In recent years, advancements in catheter technology have allowed progressively more distal catheterizations. However, with more distal catheterizations, the stiffness of the stainless steel coil is a limitation. In response, small-diameter platinum “microcoils” were developed. These microcoils can be introduced through the catheter with a guide wire or, alternatively, be pushed by the force of an injection of water through the catheter, thus “injecting” them into the blood vessel. Some of these “coils” are actually straight, thus enabling them to follow flow in the vessel and act more like a particle. Some are curved, thus increasing the likelihood that they will not advance beyond the point of introduction. Still, all traditional coils have the disadvantage of a lack of control, insofar as they are free objects once they are introduced into the catheter. If the coils leave the catheter tip flowing in an untoward direction or if the catheter tip moves at the time of introduction, the physician has no control over this undesirable situation or ability to recall or reposition the coil. Thus, their successful placement is extremely dependent on the skills of the surgeon/radiologist placing them.
Additionally, coils often fail to produce complete occlusion of the vessel. Because of continued canalization or recanalization, blood flow through the partially occluded vessel continues. Also, because of the size of the coils, complete occlusion of the vessel often requires that multiple coils be placed to ensure occlusion. The additional coils add expense and lengthen the time necessary to complete the procedure.

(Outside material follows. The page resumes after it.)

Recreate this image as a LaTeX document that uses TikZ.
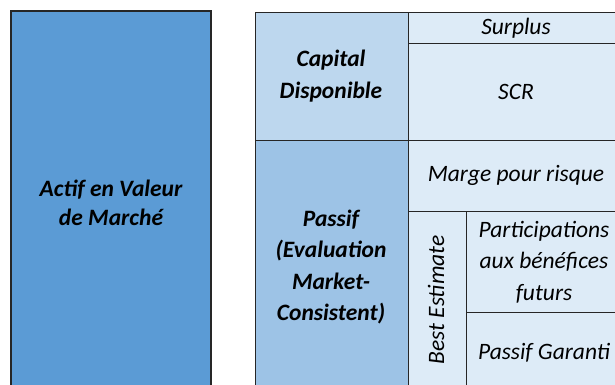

Therefore, a need exists for a more widely applicable intravascular occlusion device. Such an occlusion device should produce the greatest amount of occlusion with the most flexible device. The occlusion device can even be a hybrid combination of other such devices. Given the time and expense involved in using intravascular coils, this new device should save substantial time and money via the use of fewer units to achieve the desired end. A need also exists for a device which creates complete occlusion of the vessel immediately. Such a device could be used in situation where distal thromboembolization would be unacceptable.